Afterwards, I got to wondering why it is that this Republican candidate advertises himself as pro-choice, and in favor of same-sex marriage. Those are not traditional Republican stances. Both of the Democrats running, of course, are in favor of same-sex marriage, so I felt like my voice was quite stifled. The amendment that will undo the Supreme Judicial Court's history-changing fiat has to pass the state legislature one more time before it goes to the voters in 2006, so it is important that we elect representatives who represent our positions on that issue. And all three candidates for the job have the same position--the one I oppose.

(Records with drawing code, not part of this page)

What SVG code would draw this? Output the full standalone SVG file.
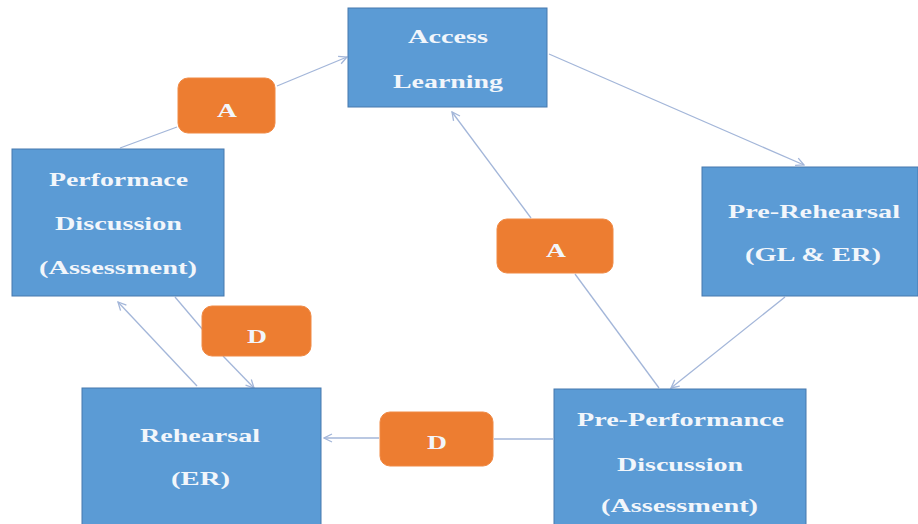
<svg xmlns="http://www.w3.org/2000/svg" width="918" height="524" viewBox="0 0 918 524">
<style>
.box{fill:#5b9bd5;stroke:#4679ad;stroke-width:1}
.tag{fill:#ed7d31;stroke:#f08a45;stroke-width:1}
.t{font-family:"Liberation Serif","Times New Roman",serif;font-weight:bold;font-size:19px;fill:#f2f6fb}
.c{fill:none;stroke:#a3b6d9;stroke-width:1.3}
</style>
<defs>
<marker id="ar" viewBox="0 0 10 10" refX="9" refY="5" markerWidth="10" markerHeight="10" markerUnits="userSpaceOnUse" orient="auto">
<path d="M1,1 L9,5 L1,9" fill="none" stroke="#a3b6d9" stroke-width="1.3"/>
</marker>
</defs>
<rect width="918" height="524" fill="#ffffff"/>
<g id="connectors">
<line class="c" x1="120" y1="148" x2="177" y2="127"/>
<line class="c" x1="277" y1="86" x2="347" y2="57" marker-end="url(#ar)"/>
<line class="c" x1="549" y1="54" x2="804" y2="165" marker-end="url(#ar)"/>
<line class="c" x1="785" y1="297" x2="671" y2="388" marker-end="url(#ar)"/>
<line class="c" x1="659" y1="388" x2="575" y2="274"/>
<line class="c" x1="531" y1="218" x2="452" y2="112" marker-end="url(#ar)"/>
<line class="c" x1="553" y1="439" x2="494" y2="439"/>
<line class="c" x1="379" y1="438" x2="324" y2="438" marker-end="url(#ar)"/>
<line class="c" x1="175" y1="297" x2="203" y2="330"/>
<line class="c" x1="223" y1="356" x2="254" y2="388" marker-end="url(#ar)"/>
<line class="c" x1="197" y1="386" x2="118" y2="302" marker-end="url(#ar)"/>
</g>
<g id="access-learning">
<rect class="box" x="348" y="8" width="199" height="99"/>
<text class="t" x="408" y="43" textLength="80" lengthAdjust="spacingAndGlyphs">Access</text>
<text class="t" x="393" y="88" textLength="110" lengthAdjust="spacingAndGlyphs">Learning</text>
</g>
<g id="performance-discussion">
<rect class="box" x="12" y="149" width="212" height="147"/>
<text class="t" x="49" y="186" textLength="139" lengthAdjust="spacingAndGlyphs">Performace</text>
<text class="t" x="55" y="230" textLength="127" lengthAdjust="spacingAndGlyphs">Discussion</text>
<text class="t" x="39" y="274" textLength="158" lengthAdjust="spacingAndGlyphs">(Assessment)</text>
</g>
<g id="pre-rehearsal">
<rect class="box" x="702" y="167" width="216" height="129"/>
<text class="t" x="728" y="218" textLength="172" lengthAdjust="spacingAndGlyphs">Pre-Rehearsal</text>
<text class="t" x="745" y="261" textLength="136" lengthAdjust="spacingAndGlyphs">(GL &amp; ER)</text>
</g>
<g id="rehearsal">
<rect class="box" x="82" y="388" width="239" height="140"/>
<text class="t" x="140" y="442" textLength="120" lengthAdjust="spacingAndGlyphs">Rehearsal</text>
<text class="t" x="171" y="485" textLength="59" lengthAdjust="spacingAndGlyphs">(ER)</text>
</g>
<g id="pre-performance-discussion">
<rect class="box" x="554" y="389" width="252" height="140"/>
<text class="t" x="577" y="426" textLength="207" lengthAdjust="spacingAndGlyphs">Pre-Performance</text>
<text class="t" x="617" y="471" textLength="126" lengthAdjust="spacingAndGlyphs">Discussion</text>
<text class="t" x="601" y="512" textLength="157" lengthAdjust="spacingAndGlyphs">(Assessment)</text>
</g>
<g id="tag-a-top">
<rect class="tag" x="178" y="78" width="97" height="55" rx="10"/>
<text class="t" x="217" y="117" textLength="20" lengthAdjust="spacingAndGlyphs">A</text>
</g>
<g id="tag-a-middle">
<rect class="tag" x="497" y="219" width="116" height="54" rx="10"/>
<text class="t" x="546" y="257" textLength="20" lengthAdjust="spacingAndGlyphs">A</text>
</g>
<g id="tag-d-upper">
<rect class="tag" x="202" y="306" width="109" height="50" rx="10"/>
<text class="t" x="247" y="343" textLength="20" lengthAdjust="spacingAndGlyphs">D</text>
</g>
<g id="tag-d-lower">
<rect class="tag" x="380" y="412" width="113" height="54" rx="10"/>
<text class="t" x="427" y="449" textLength="20" lengthAdjust="spacingAndGlyphs">D</text>
</g>
</svg>
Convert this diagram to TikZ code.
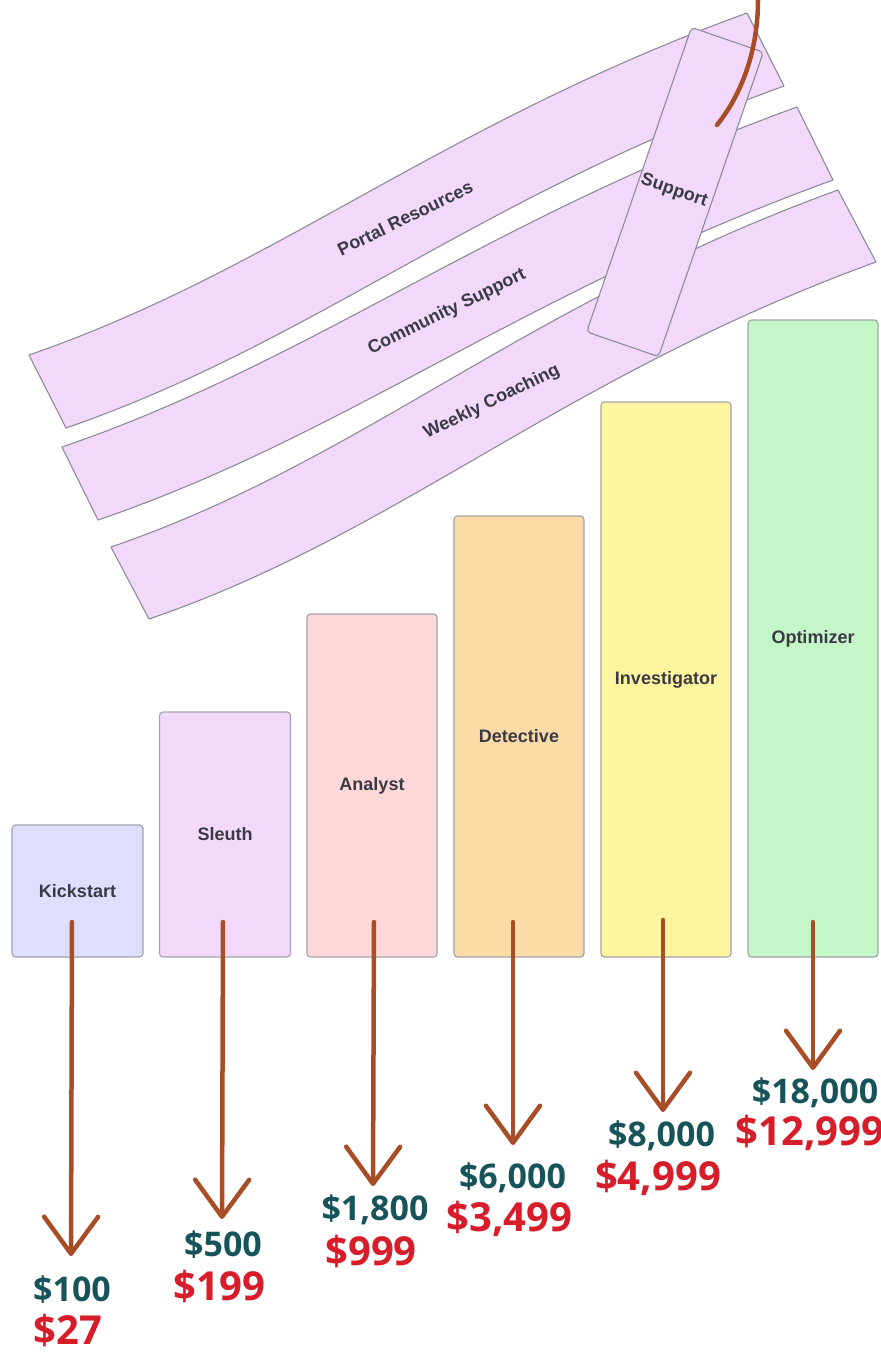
\documentclass[tikz,border=0pt]{standalone}
\usepackage{fontspec}
\setmainfont{Liberation Sans}
\newfontfamily\pricefont{Open Sans}
\usetikzlibrary{arrows.meta,calc}
\definecolor{bandfill}{HTML}{F2D9FC}
\definecolor{bandline}{HTML}{8C8C96}
\definecolor{labelgray}{HTML}{3A3A44}
\definecolor{kickfill}{HTML}{DEDEFF}
\definecolor{sleuthfill}{HTML}{F2D9FC}
\definecolor{analystfill}{HTML}{FFD7D8}
\definecolor{detfill}{HTML}{FDDBA6}
\definecolor{invfill}{HTML}{FFF59F}
\definecolor{optfill}{HTML}{C3F7C8}
\definecolor{arrowbrown}{HTML}{A84E26}
\definecolor{oldprice}{HTML}{17545A}
\definecolor{newprice}{HTML}{D71D2A}
\begin{document}
\begin{tikzpicture}[x=1pt,y=-1pt,
  band/.style={fill=bandfill,draw=bandline,line width=1.1pt,line join=round},
  bandlabel/.style={text=labelgray,font=\bfseries\fontsize{18}{21}\selectfont,inner sep=0pt},
  bar/.style={draw=bandline!80,line width=1.2pt,rounded corners=3.5pt,inner sep=0pt,
    text=labelgray,font=\bfseries\fontsize{18}{21}\selectfont},
  pricearrow/.style={draw=arrowbrown,line width=4.5pt,line cap=round,line join=round,
    -{Straight Barb[length=37pt,width=54pt,line cap=round,line join=round]}},
  oldp/.style={text=oldprice,font=\pricefont\bfseries\fontsize{34}{40}\selectfont,inner sep=0pt},
  newp/.style={text=newprice,font=\pricefont\bfseries\fontsize{40}{46}\selectfont,inner sep=0pt}
]
\useasboundingbox (0,0) rectangle (881,1353);
\fill[white] (0,0) rectangle (881,1353);

% ribbons
\path[band] (29,355) .. controls (275,270) and (437,126) .. (747,13) -- (784,86)
  .. controls (474,199) and (312,343) .. (66,428) -- cycle;
\path[band] (62,447) .. controls (313,361) and (481,222) .. (797,107) -- (833,180)
  .. controls (517,295) and (349,434) .. (98,520) -- cycle;
\path[band] (111,547) .. controls (362,461) and (522,305) .. (838,190) -- (876,262)
  .. controls (560,377) and (400,533) .. (149,619) -- cycle;
\node[bandlabel,rotate=26] (portal) at (405,218) {Portal Resources};
\node[bandlabel,rotate=26] (community) at (447,312) {Community Support};
\node[bandlabel,rotate=26] (weekly) at (492,402) {Weekly Coaching};

% support
\node[band,rounded corners=4pt,rotate=-19,minimum width=76pt,minimum height=322pt,
  inner sep=0pt] (support) at (675,192) {};
\node[bandlabel,rotate=-19] (supportlabel) at (674,191) {Support};

% curve from top
\coordinate (ctop) at (758,0);
\coordinate (cend) at (717,125);
\draw[arrowbrown,line width=4.5pt,line cap=round] (ctop) .. controls (758,45) and (745,90) .. (cend);

% bars
\node[bar,fill=kickfill,minimum width=131pt,minimum height=132pt] (kick) at (77.5,891) {Kickstart};
\node[bar,fill=sleuthfill,minimum width=131pt,minimum height=245pt] (sleuth) at (225,834.5) {Sleuth};
\node[bar,fill=analystfill,minimum width=130pt,minimum height=343pt] (analyst) at (372,785.5) {Analyst};
\node[bar,fill=detfill,minimum width=130pt,minimum height=441pt] (detective) at (519,736.5) {Detective};
\node[bar,fill=invfill,minimum width=130pt,minimum height=555pt] (investigator) at (666,679.5) {Investigator};
\node[bar,fill=optfill,minimum width=130pt,minimum height=637pt] (optimizer) at (813,638.5) {Optimizer};

% arrows
\coordinate (s1) at (72,922);  \coordinate (t1) at (71,1256);
\coordinate (s2) at (223,922); \coordinate (t2) at (222,1219);
\coordinate (s3) at (374,922); \coordinate (t3) at (373,1186);
\coordinate (s4) at (513,922); \coordinate (t4) at (513,1145);
\coordinate (s5) at (663,920); \coordinate (t5) at (663,1112);
\coordinate (s6) at (813,922); \coordinate (t6) at (813,1070);
\draw[pricearrow] (s1) -- (t1);
\draw[pricearrow] (s2) -- (t2);
\draw[pricearrow] (s3) -- (t3);
\draw[pricearrow] (s4) -- (t4);
\draw[pricearrow] (s5) -- (t5);
\draw[pricearrow] (s6) -- (t6);

% prices
\node[oldp] (o1) at (72,1290) {\$100};
\node[newp] (n1) at (68,1330) {\$27};
\node[oldp] (o2) at (223,1245) {\$500};
\node[newp] (n2) at (219.5,1286) {\$199};
\node[oldp] (o3) at (375,1210) {\$1,800};
\node[newp] (n3) at (371,1251) {\$999};
\node[oldp] (o4) at (512.5,1178) {\$6,000};
\node[newp] (n4) at (509.5,1219) {\$3,499};
\node[oldp] (o5) at (661.5,1136) {\$8,000};
\node[newp] (n5) at (658,1178) {\$4,999};
\node[oldp] (o6) at (815,1093) {\$18,000};
\node[newp] (n6) at (810,1133) {\$12,999};
\end{tikzpicture}
\end{document}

So I went to the internet and I emailed the Republican candidate. I told him it was refreshing to have a non-Democrat candidate in Cambridge, but expressed concern that his positions didn't line up with mine or those of the Republican party at large. If he's really trying to get another voice involved in the one-sided politics around here, shouldn't he be espousing views different from those of the established party?

He quickly emailed me back and explained to me that he's a libertarian Republican and that he doesn't "think the government should be in the social engineering business." He cited examples of the changing conception of marriage over the last century (wives couldn't own property, marital rape wasn't a crime, etc.) and said that same-sex marriage is just one more change in the way we think about marriage. "The 'sanctity of marriage,'" he said, "is mostly nonsense." Little did he know that he was talking to a Harvard Law student who has studied family law and has authored a forthcoming article on how the government should interact with marriage in the next issue of Family Law Quarterly (I'll talk about that later). But no matter.

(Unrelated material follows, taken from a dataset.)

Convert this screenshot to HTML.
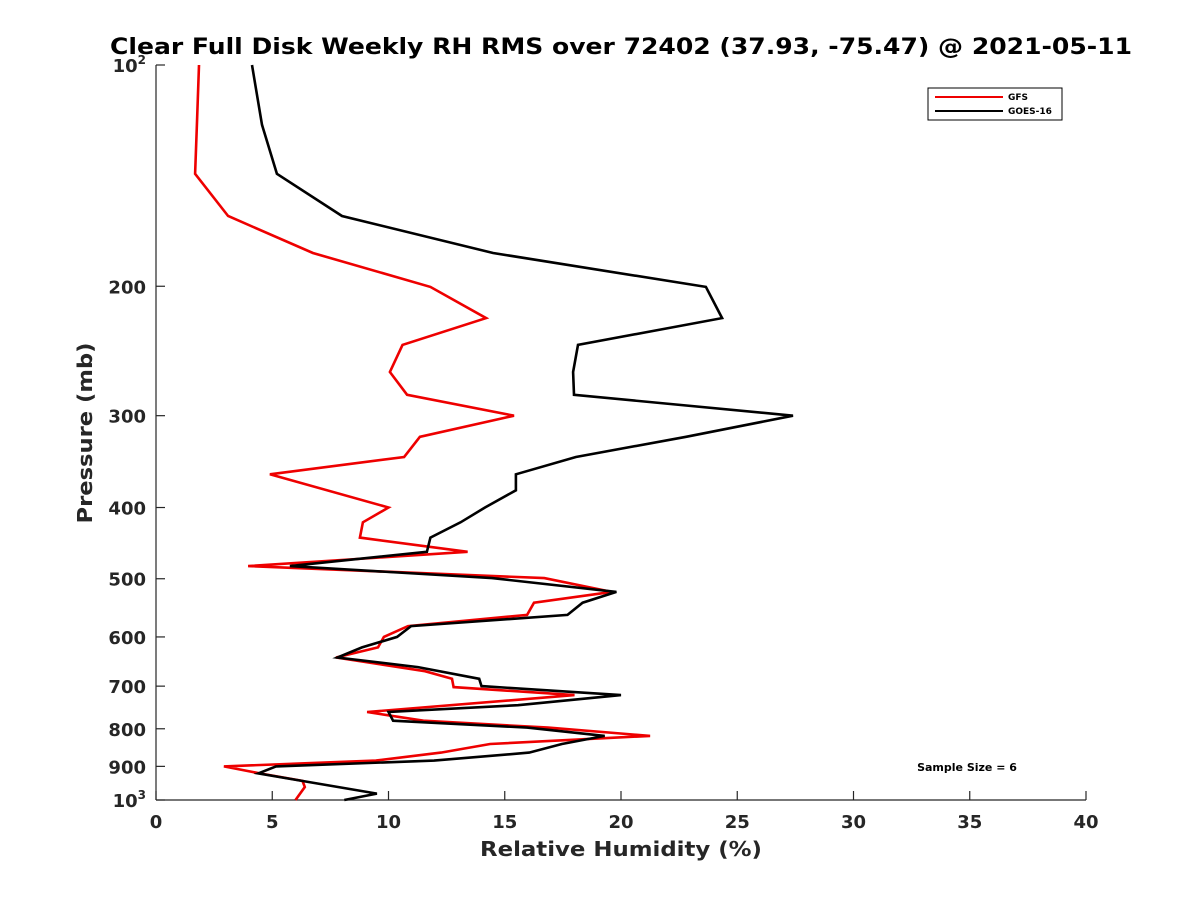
<!DOCTYPE html>
<html><head><meta charset="utf-8"><style>
body{margin:0;background:#fff;}
svg{display:block;font-family:"DejaVu Sans","Liberation Sans",sans-serif;}
</style></head><body>
<svg id="chart" width="1200" height="900" viewBox="0 0 1200 900">
<rect width="1200" height="900" fill="#fff"/>
<text x="621" y="54" text-anchor="middle" font-size="22" font-weight="bold" fill="#000" textLength="1022" lengthAdjust="spacingAndGlyphs">Clear Full Disk Weekly RH RMS over 72402 (37.93, -75.47) @ 2021-05-11</text>
<g id="axes"></g>
<g id="series"></g>
<text x="621" y="856" text-anchor="middle" font-size="20" font-weight="bold" fill="#262626" textLength="282" lengthAdjust="spacingAndGlyphs">Relative Humidity (%)</text>
<text transform="translate(92,433) rotate(-90)" text-anchor="middle" font-size="20" font-weight="bold" fill="#262626" textLength="181" lengthAdjust="spacingAndGlyphs">Pressure (mb)</text>
<g>
<rect x="928" y="88" width="134" height="32" fill="#fff" stroke="#000" stroke-width="1"/>
<line x1="935" y1="97" x2="1003" y2="97" stroke="#e00" stroke-width="2"/>
<text x="1008" y="100" font-size="9" font-weight="bold">GFS</text>
<line x1="935" y1="111" x2="1003" y2="111" stroke="#000" stroke-width="2"/>
<text x="1008" y="114" font-size="9" font-weight="bold">GOES-16</text>
</g>
<text x="967" y="771" text-anchor="middle" font-size="11" font-weight="bold">Sample Size = 6</text>
</svg>
<script>
const pressureBlack=[100,120.6,140.6,160.5,180.2,200.4,221,240.3,261.6,281,300,320.5,341.5,360.5,379,400,419,439.5,459.5,480.6,499,521,539,560,580,600,620,640,659.5,684,700,720,743,759,780,797,818,839,862,884,900,920,942,980,1000];
const goesValues=[4.13,4.56,5.2,8.0,14.5,23.65,24.35,18.15,17.94,17.98,27.4,22.8,18.06,15.48,15.48,14.15,13.1,11.8,11.65,5.76,14.45,19.8,18.35,17.7,10.97,10.37,8.86,7.8,11.27,13.9,14.0,20.0,15.57,10.0,10.2,15.96,19.3,17.46,16.05,11.96,5.16,4.4,6.28,9.5,8.1];
const pressureRed=[100,120.6,140.6,160.5,180.2,200.4,221,240.3,261.6,281,300,320.5,341.5,360.5,400,419,439.5,459.5,480.6,499,521,539,560,580,600,620,640,668,684,702,720,759,780,797,818,839,862,884,900,920,942,960,1000];
const gfsValues=[1.85,1.76,1.68,3.1,6.75,11.8,14.2,10.6,10.06,10.8,15.4,11.35,10.67,4.9,10.0,8.9,8.77,13.4,3.96,16.7,19.6,16.26,15.96,10.84,9.8,9.55,7.74,11.57,12.73,12.8,18.0,9.08,11.5,16.86,21.25,14.37,12.26,9.46,2.92,4.47,6.3,6.4,6.0];
const xTicks=[0,5,10,15,20,25,30,35,40];
const yTicks=[100,200,300,400,500,600,700,800,900,1000];
const yTickLabels=["10|2","200","300","400","500","600","700","800","900","10|3"];
const X0=156,X1=1086,Y0=65,Y1=800;
const xs=v=>X0+(v-0)/(40-0)*(X1-X0);
const ys=p=>Y0+(Math.log10(p)-2)*(Y1-Y0);
const NS="http://www.w3.org/2000/svg";
const ax=document.getElementById('axes'),sr=document.getElementById('series');
function mk(t,a,parent){const e=document.createElementNS(NS,t);for(const k in a)e.setAttribute(k,a[k]);parent.appendChild(e);return e;}
let l=mk('line',{x1:X0,y1:Y0,x2:X0,y2:Y1,stroke:'#262626','stroke-width':1.2},ax);


l=mk('line',{x1:X0,y1:Y1,x2:X1,y2:Y1,stroke:'#262626','stroke-width':1.2},ax);


xTicks.forEach(v=>{
 const t=mk('line',{x1:xs(v),y1:Y1,x2:xs(v),y2:Y1-9,stroke:'#262626','stroke-width':1.2},ax);
 
 
 const tx=mk('text',{x:xs(v),y:Y1+28,'text-anchor':'middle','font-size':18,'font-weight':'bold',fill:'#262626'},ax);
 tx.textContent=v;
 
 
});
yTicks.forEach((p,i)=>{
 const t=mk('line',{x1:X0,y1:ys(p),x2:X0+9,y2:ys(p),stroke:'#262626','stroke-width':1.2},ax);
 
 
 const tx=mk('text',{x:X0-10,y:ys(p)+7,'text-anchor':'end','font-size':18,'font-weight':'bold',fill:'#262626'},ax);
 const parts=yTickLabels[i].split('|');
 if(parts.length===2){
  const a=mk('tspan',{},tx);a.textContent=parts[0];
  const b=mk('tspan',{dy:-8,'font-size':12},tx);b.textContent=parts[1];
 } else tx.textContent=parts[0];
 
 
});
function line(vals,pres,color,name){
 const pts=vals.map((v,i)=>xs(v).toFixed(1)+','+ys(pres[i]).toFixed(1)).join(' ');
 const e=mk('polyline',{points:pts,fill:'none',stroke:color,'stroke-width':2.6,'stroke-linejoin':'miter'},sr);
 
 
}
line(gfsValues,pressureRed,'#e00','gfs-line');
line(goesValues,pressureBlack,'#000','goes16-line');
</script>
</body></html>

So I guess his positions on same-sex marriage and abortion are consistent with a libertarian ideology. The government shouldn't tell us whom we can or can't marry, and it shouldn't restrict us from doing whatever we want to our fetuses. Not a position that I agree with, but a consistent one, and one different from the traditional Democratic position, even if it arrives at the same result.

The problem with this position is the slippery slope. By his standards, I should be able to marry my dead dog if I want. Polygamy is definitely legal. What's the point of marriage, anyway?

You can't call government sanction of marriage "social engineering." Marriage does matter to the government. Therefore, it does matter whom the government recognizes as married. There are a lot of reasons why the government needs to know whom, if anyone, you're married to. Particularly tax and inheritance reasons. This dude would probably say we should get rid of all those regulations, too.

And as long as we're dreaming, I'd like a pony.